Soap Opera style reporting from the jungles of Africa:
One room of the house flooded. If you have never mopped up gallons of dark brown filthy water with a hand towel and a basin . . . . Well, it’s not pleasant but it reminds you to be thankful you have not survived a hurricane.
Naomi developed a nasty eye infection requiring antibiotics. Subsequently she developed vomiting from the antibiotics endangering her already precarious appetite and intake. I cried more than a few tears throughout the day, in worry. Especially difficult when there is not a fellow teammates’ shoulder to cry on. She’ll be okay. She just doesn’t have margin at the moment and this is a place where one needs margin. I prayed for supernatural healing and despite all the medicine being vomited up today there is significant improvement in her eye. Thanks, God.
Our current refrigerator wick and kerosene supply seems to have developed the qualities of the famous cruz of Elijah’s day. The thing just doesn’t go out!! One of the trade-off’s of the luxury of a fridge in the middle of a jungle is the constant maintenance and refilling of fuel required. These are the days of Elijah, as the song says, and we just keep checking the flame and grinning in amazement. Thanks, again, God.

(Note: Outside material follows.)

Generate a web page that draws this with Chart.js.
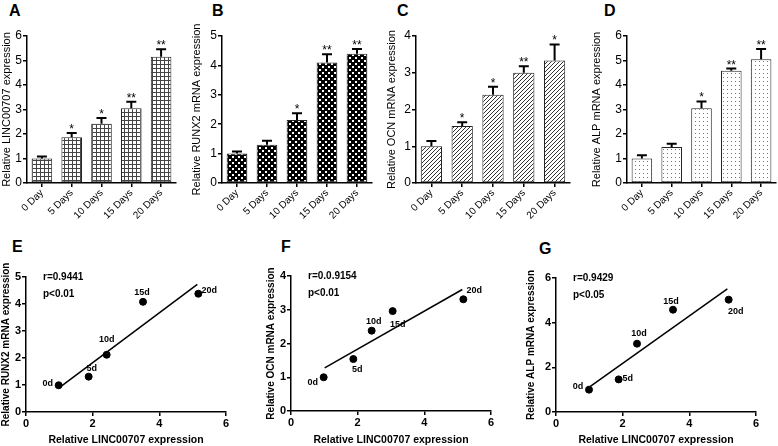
<!DOCTYPE html>
<html>
<head>
<meta charset="utf-8">
<title>LINC00707 osteogenic differentiation</title>
<script src="https://cdn.jsdelivr.net/npm/chart.js"></script>
<style>
  body { margin:0; width:778px; height:446px; position:relative; background:#fff; overflow:hidden;
         font-family:"Liberation Sans", Arial, sans-serif; }
  canvas { position:absolute; }
  .lab { position:absolute; font-weight:bold; font-size:16px; line-height:16px; color:#000; }
</style>
</head>
<body>
<div class="lab" style="left:9px;top:3px">A</div>
<div class="lab" style="left:212px;top:3px">B</div>
<div class="lab" style="left:397px;top:3px">C</div>
<div class="lab" style="left:604px;top:3px">D</div>
<div class="lab" style="left:12px;top:239px">E</div>
<div class="lab" style="left:281px;top:239px">F</div>
<div class="lab" style="left:539px;top:241px">G</div>

<canvas id="cA" width="185" height="225" style="left:0;top:0"></canvas>
<canvas id="cB" width="190" height="225" style="left:190px;top:0"></canvas>
<canvas id="cC" width="190" height="225" style="left:385px;top:0"></canvas>
<canvas id="cD" width="188" height="225" style="left:590px;top:0"></canvas>
<canvas id="cE" width="250" height="221" style="left:0;top:225px"></canvas>
<canvas id="cF" width="250" height="221" style="left:265px;top:225px"></canvas>
<canvas id="cG" width="253" height="221" style="left:525px;top:225px"></canvas>

<script>
// ---- data ----
const days = ['0 Day', '5 Days', '10 Days', '15 Days', '20 Days'];

const lincMean  = [1.00, 1.87, 2.42, 3.05, 5.15];
const lincErr   = [0.08, 0.17, 0.23, 0.27, 0.31];
const lincStars = ['', '*', '*', '**', '**'];

const runx2Mean  = [1.00, 1.30, 2.14, 4.10, 4.40];
const runx2Err   = [0.07, 0.14, 0.23, 0.28, 0.16];
const runx2Stars = ['', '', '*', '**', '**'];

const ocnMean  = [1.00, 1.55, 2.40, 3.00, 3.33];
const ocnErr   = [0.14, 0.10, 0.22, 0.18, 0.44];
const ocnStars = ['', '*', '*', '**', '*'];

const alpMean  = [1.00, 1.47, 3.05, 4.58, 5.05];
const alpErr   = [0.13, 0.13, 0.28, 0.09, 0.42];
const alpStars = ['', '', '*', '**', '**'];

const pointLabels = ['0d', '5d', '10d', '15d', '20d'];

const eX = [0.98, 1.88, 2.42, 3.51, 5.17];
const eY = [0.99, 1.31, 2.12, 4.08, 4.38];
const eFitX = [1.03, 5.14];
const eFitY = [0.93, 4.73];

const fX = [0.98, 1.87, 2.42, 3.05, 5.17];
const fY = [1.00, 1.54, 2.38, 2.96, 3.31];
const fFitX = [1.01, 5.14];
const fFitY = [1.28, 3.60];

const gX = [0.99, 1.88, 2.43, 3.51, 5.18];
const gY = [1.00, 1.46, 3.06, 4.58, 5.03];
const gFitX = [1.03, 5.14];
const gFitY = [1.15, 5.51];

Chart.defaults.font.family = '"Liberation Sans", Arial, sans-serif';
Chart.defaults.color = '#000';

// ---- fill patterns for the bars ----
function tile(size, draw) {
  const c = document.createElement('canvas');
  c.width = size; c.height = size;
  const g = c.getContext('2d');
  draw(g, size);
  return g.createPattern(c, 'repeat');
}
const patGrid = tile(4, (g, s) => {
  g.fillStyle = '#fff'; g.fillRect(0, 0, s, s);
  g.fillStyle = '#444'; g.fillRect(0, 0, s, 1); g.fillRect(0, 0, 1, s);
});
const patDiamond = tile(6, (g, s) => {
  g.fillStyle = '#000'; g.fillRect(0, 0, s, s);
  g.fillStyle = '#fff'; g.fillRect(0, 0, 2, 2); g.fillRect(3, 3, 2, 2);
});
const patHatch = tile(4, (g, s) => {
  g.fillStyle = '#fff'; g.fillRect(0, 0, s, s);
  g.strokeStyle = '#333'; g.lineWidth = 1;
  g.beginPath();
  g.moveTo(-1, s + 1); g.lineTo(s + 1, -1);
  g.moveTo(-1, 1); g.lineTo(1, -1);
  g.moveTo(s - 1, s + 1); g.lineTo(s + 1, s - 1);
  g.stroke();
});
const patDots = tile(4, (g, s) => {
  g.fillStyle = '#fff'; g.fillRect(0, 0, s, s);
  g.fillStyle = '#777'; g.fillRect(1, 1, 1, 1);
});

// error bars (upward only) and significance stars
function errPlugin(mean, err, stars) {
  return {
    id: 'errbars',
    afterDatasetsDraw(chart) {
      const ctx = chart.ctx, xs = chart.scales.x, ys = chart.scales.y;
      ctx.save();
      ctx.strokeStyle = '#000';
      ctx.lineWidth = 2;
      mean.forEach((m, i) => {
        const x = xs.getPixelForValue(i);
        const y0 = ys.getPixelForValue(m);
        const y1 = ys.getPixelForValue(m + err[i]);
        ctx.beginPath();
        ctx.moveTo(x, y0); ctx.lineTo(x, y1);
        ctx.moveTo(x - 5, y1); ctx.lineTo(x + 5, y1);
        ctx.stroke();
        if (stars[i]) {
          ctx.fillStyle = '#000';
          ctx.font = '12px "Liberation Sans", Arial, sans-serif';
          ctx.textAlign = 'center';
          ctx.textBaseline = 'alphabetic';
          ctx.fillText(stars[i], x, y1);
        }
      });
      ctx.restore();
    }
  };
}

function barChart(id, mean, err, stars, yMax, title, pattern, box) {
  new Chart(document.getElementById(id), {
    type: 'bar',
    data: {
      labels: days,
      datasets: [{
        data: mean,
        backgroundColor: pattern,
        borderColor: '#222',
        borderWidth: 1,
        borderSkipped: false,
        categoryPercentage: 1,
        barPercentage: 0.69
      }]
    },
    options: {
      responsive: false,
      animation: false,
      layout: { padding: { left: 0, top: box.top, right: box.right, bottom: 0 } },
      plugins: { legend: { display: false }, tooltip: { enabled: false } },
      scales: {
        x: {
          ticks: { font: { size: 10 }, minRotation: 45, maxRotation: 45, padding: 0 },
          grid: { drawOnChartArea: false, offset: false, color: '#000', tickLength: 4, lineWidth: 1.5 },
          border: { color: '#000', width: 1.5 },
          afterFit: s => { s.height = box.xh; }
        },
        y: {
          min: 0, max: yMax,
          ticks: { stepSize: 1, font: { size: 12 }, padding: 1 },
          grid: { drawOnChartArea: false, color: '#000', tickLength: 4, lineWidth: 1.5 },
          border: { color: '#000', width: 1.5 },
          title: { display: true, text: title, font: { size: 11 }, padding: 0 },
          afterFit: s => { s.width = box.yw; }
        }
      }
    },
    plugins: [errPlugin(mean, err, stars)]
  });
}

barChart('cA', lincMean, lincErr, lincStars, 6, 'Relative LINC00707 expression', patGrid,
  { top: 36, right: 9, xh: 42, yw: 27 });
barChart('cB', runx2Mean, runx2Err, runx2Stars, 5, 'Relative RUNX2 mRNA expression', patDiamond,
  { top: 36, right: 8, xh: 42, yw: 32 });
barChart('cC', ocnMean, ocnErr, ocnStars, 4, 'Relative OCN mRNA expression', patHatch,
  { top: 36, right: 5, xh: 42, yw: 31 });
barChart('cD', alpMean, alpErr, alpStars, 6, 'Relative ALP mRNA expression', patDots,
  { top: 36, right: 2, xh: 42, yw: 37 });

// point labels and r / p text for the correlation plots
function scatterText(xs, ys, offs, r, p) {
  return {
    id: 'sctext',
    afterDatasetsDraw(chart) {
      const ctx = chart.ctx, sx = chart.scales.x, sy = chart.scales.y, a = chart.chartArea;
      ctx.save();
      ctx.fillStyle = '#000';
      ctx.textAlign = 'center';
      ctx.textBaseline = 'middle';
      ctx.font = 'bold 9px "Liberation Sans", Arial, sans-serif';
      xs.forEach((v, i) => {
        ctx.fillText(pointLabels[i], sx.getPixelForValue(v) + offs[i][0], sy.getPixelForValue(ys[i]) + offs[i][1]);
      });
      ctx.textAlign = 'left';
      ctx.font = 'bold 10px "Liberation Sans", Arial, sans-serif';
      ctx.fillText(r, a.left + 17, a.top + 0);
      ctx.fillText(p, a.left + 17, a.top + 17);
      ctx.restore();
    }
  };
}

function scatterChart(id, xs, ys, fitX, fitY, yMax, yStep, title, offs, r, p, box) {
  new Chart(document.getElementById(id), {
    type: 'scatter',
    data: {
      datasets: [{
        data: xs.map((v, i) => ({ x: v, y: ys[i] })),
        backgroundColor: '#000', borderColor: '#000', pointRadius: 3.5
      }, {
        type: 'line',
        data: fitX.map((v, i) => ({ x: v, y: fitY[i] })),
        borderColor: '#000', borderWidth: 1.5, pointRadius: 0, fill: false
      }]
    },
    options: {
      responsive: false,
      animation: false,
      layout: { padding: { left: 0, top: box.top, right: box.right, bottom: 0 } },
      plugins: { legend: { display: false }, tooltip: { enabled: false } },
      scales: {
        x: {
          type: 'linear', min: 0, max: 6,
          ticks: { stepSize: 2, font: { size: 11, weight: 'bold' }, padding: 1 },
          grid: { drawOnChartArea: false, color: '#000', tickLength: 4, lineWidth: 1.5 },
          border: { color: '#000', width: 1.5 },
          title: { display: true, text: 'Relative LINC00707 expression', font: { size: 10.5, weight: 'bold' }, padding: 0 },
          afterFit: s => { s.height = box.xh; }
        },
        y: {
          min: 0, max: yMax,
          ticks: { stepSize: yStep, font: { size: 11, weight: 'bold' }, padding: 1 },
          grid: { drawOnChartArea: false, color: '#000', tickLength: 4, lineWidth: 1.5 },
          border: { color: '#000', width: 1.5 },
          title: { display: true, text: title, font: { size: 10, weight: 'bold' }, padding: 0 },
          afterFit: s => { s.width = box.yw; }
        }
      }
    },
    plugins: [scatterText(xs, ys, offs, r, p)]
  });
}

scatterChart('cE', eX, eY, eFitX, eFitY, 5, 1, 'Relative RUNX2 mRNA expression',
  [[-11, -2], [3, -8], [0, -15], [-1, -9], [11, -3]], 'r=0.9441', 'p<0.01',
  { top: 52, right: 24, xh: 34, yw: 26 });
scatterChart('cF', fX, fY, fFitX, fFitY, 4, 1, 'Relative OCN mRNA expression',
  [[-11, 5], [4, 10], [2, -9], [5, 13], [11, -9]], 'r=0.0.9154', 'p<0.01',
  { top: 51, right: 24, xh: 35, yw: 26 });
scatterChart('cG', gX, gY, gFitX, gFitY, 6, 2, 'Relative ALP mRNA expression',
  [[-11, -3], [9, -1], [2, -10], [-2, -8], [7, 12]], 'r=0.9429', 'p<0.05',
  { top: 53, right: 22, xh: 34, yw: 31 });
</script>
</body>
</html>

Fruit bats migrated to our trees this week. The large pale bats hang in the mango trees outside David’s office, swooping away in fright occasionally like flocks of birds. Little boys outside the fence poise, slingshots in hand, to shoot them for target practice. The bats lay in the grass, stunned, as we take in their skeletal wings, their rapidly beating hearts. They are beautiful in strange ways.

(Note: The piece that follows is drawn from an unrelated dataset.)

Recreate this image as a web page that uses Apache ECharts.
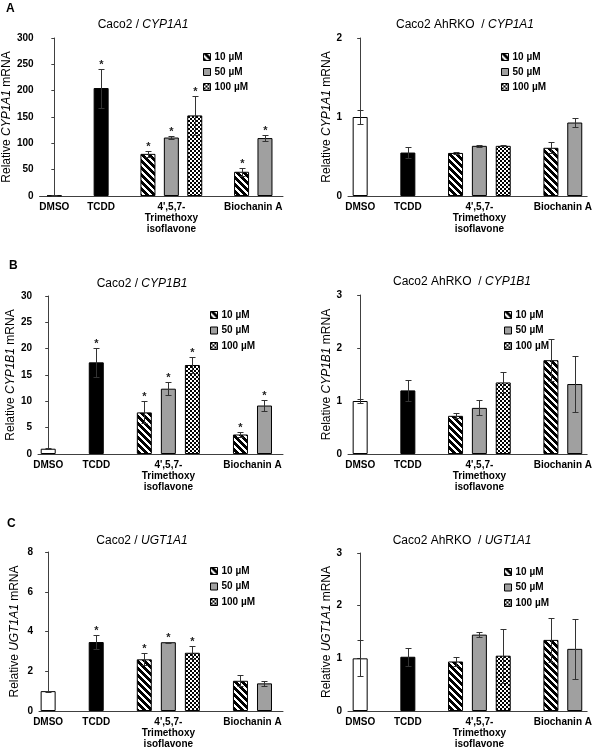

We finally have eggs again!! And I bake a celebratory batch of brownies which rapidly disappear. Boxed milk makes it’s appearance again too and we dip our desserts in delight. What a difference good food makes to hearts, souls and bodies. Come, all you who thirst.
We interview Ugandan agriculture workers to save our sinking school farm which has so much potential but for which we have so little time. We anticipate contact with a new family who may have interest in joining our educational endeavor here. We type and format recruiting posters to place in Kampala hotspots to hire a needed teacher, librarian, and counselor. We contact security agencies to find out how much we will spend for really secure security on-campus. (One of the mission houses lost $5000 worth of solar panels in night heists, we tremble to think of such a loss at CSB. Bundibugyo is growing and developing, so is the trouble.) We design and order prefect badges for our incoming student leaders. We finalize our decisions for who will make up the staff leadership team. We prepare for our Christ School, team, and leadership retreats all coming up in the next few weeks. We crunch and re-crunch budget numbers in search of the elusive balance.
These, folks, are the days of our lives, as the world turns, here in deepest darkest Africa.